Jüngstes Dokument von Rattles Haydn-Auseinandersetzung ist eine CD, die auf den ersten Blick eher Ratlosigkeit erzeugt. Spontan könnte man fragen: Wer braucht denn das? Es handelt sich um einen orchestralen Querschnitt durch Haydns Orchesterwerke, im Sinne von „Best oft Haydn“. Es reihen sich insgesamt dreizehn Einzelsätze zu einem symphonischen Zyklus aneinander, entnommen aus frühen und späten Symphonien, aber auch aus den beiden Oratorien Schöpfung und Jahreszeiten, ergänzt durch Passagen aus einer Oper (L’isola dishabitata) und aus dem Zyklus Die sieben letzten Worte, effektvoll kontrapunktiert durch Stücke für eine Flötenuhr.
Anfängliche Zweifel am Sinn dieses Unternehmens legen sich nach ersten Anhören zumindest partiell, aus zwei Gründen. Zum einen löst Rattles Auswahl tatsächlich wachgerufene Erwartungen ein, denn es handelt sich durchweg um bemerkenswert originelle, oft geradezu exemplarische Beispiele des Haydn’schen Orchesterkosmos, im Hinblick auf ihre strukturelle, harmonische, melodische oder auch instrumentatorische Originalität. Allerdings muss man fairerweise sogleich hinzufügen, dass Originalität ohnehin eines der wesentlichen Kennzeichen Haydns ist – man könnte in der Tat ohne Mühe noch etliche andere Zyklen dieser Art aus Haydns Werk zusammenstellen.
Zusätzlich gewinnt die vorgelegte Kompilation ihren Wert durch die interpretatorische Ausführung. Unter Rattles Leitung profiliert sich das Londoner Orchester als internationales Spitzenensemble von großer klanglicher Ausgeglichenheit und bemerkenswerter stilistischer Wendigkeit, unterstützt durch eine exzellente Aufnahmetechnik. Wesentliche Erkenntnisse der historisch informierten Aufführungspraxis werden umgesetzt, ohne dass sie sich in den Vordergrund drängen. Rattles Erfahrung im Umgang mit dieser Musizierpraxis und seine subtile Kenntnis der Haydn’schen Musik sorgen für Souveränität und Sicherheit wie für spürbare Musizierfreude. Es handelt sich hier um einen Zusammenschnitt aus zwei Konzerten, wobei man sich den (überflüssigen) Gag eines durch Haydn provozierten zu frühen Schlussbeifalls (eingeblendet im Finale der Symphonie Nr. 90) nicht verkneifen konnte; das Beiheft könnte informativer sein.

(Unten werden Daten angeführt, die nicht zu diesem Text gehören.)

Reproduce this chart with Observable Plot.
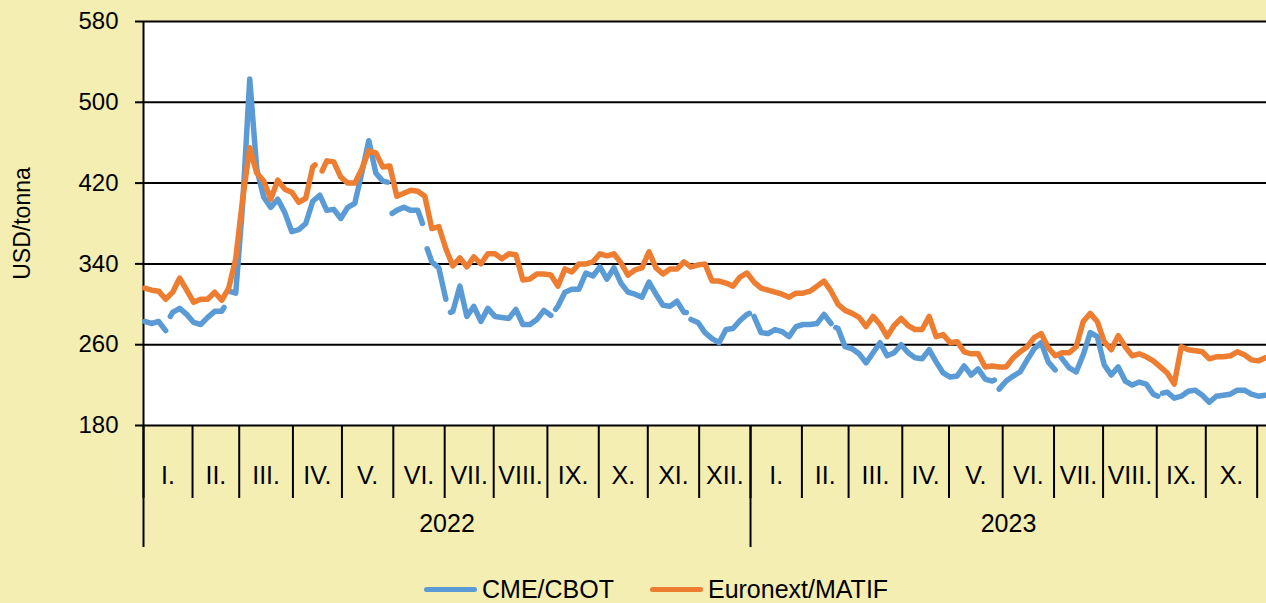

Vielleicht ist dieser musikalische Querschnitt tatsächlich dazu geeignet, den nach wie vor unterschätzten Joseph Haydn Nicht-Kennern näher zu bringen. Auf jeden Fall sollten wir die Bemühungen eines so prominenten Dirigenten um einen der größten Meister der Musikgeschichte würdigen – erstaunlich wenige seiner prominenten Kollegen teilen leider dieses Interesse.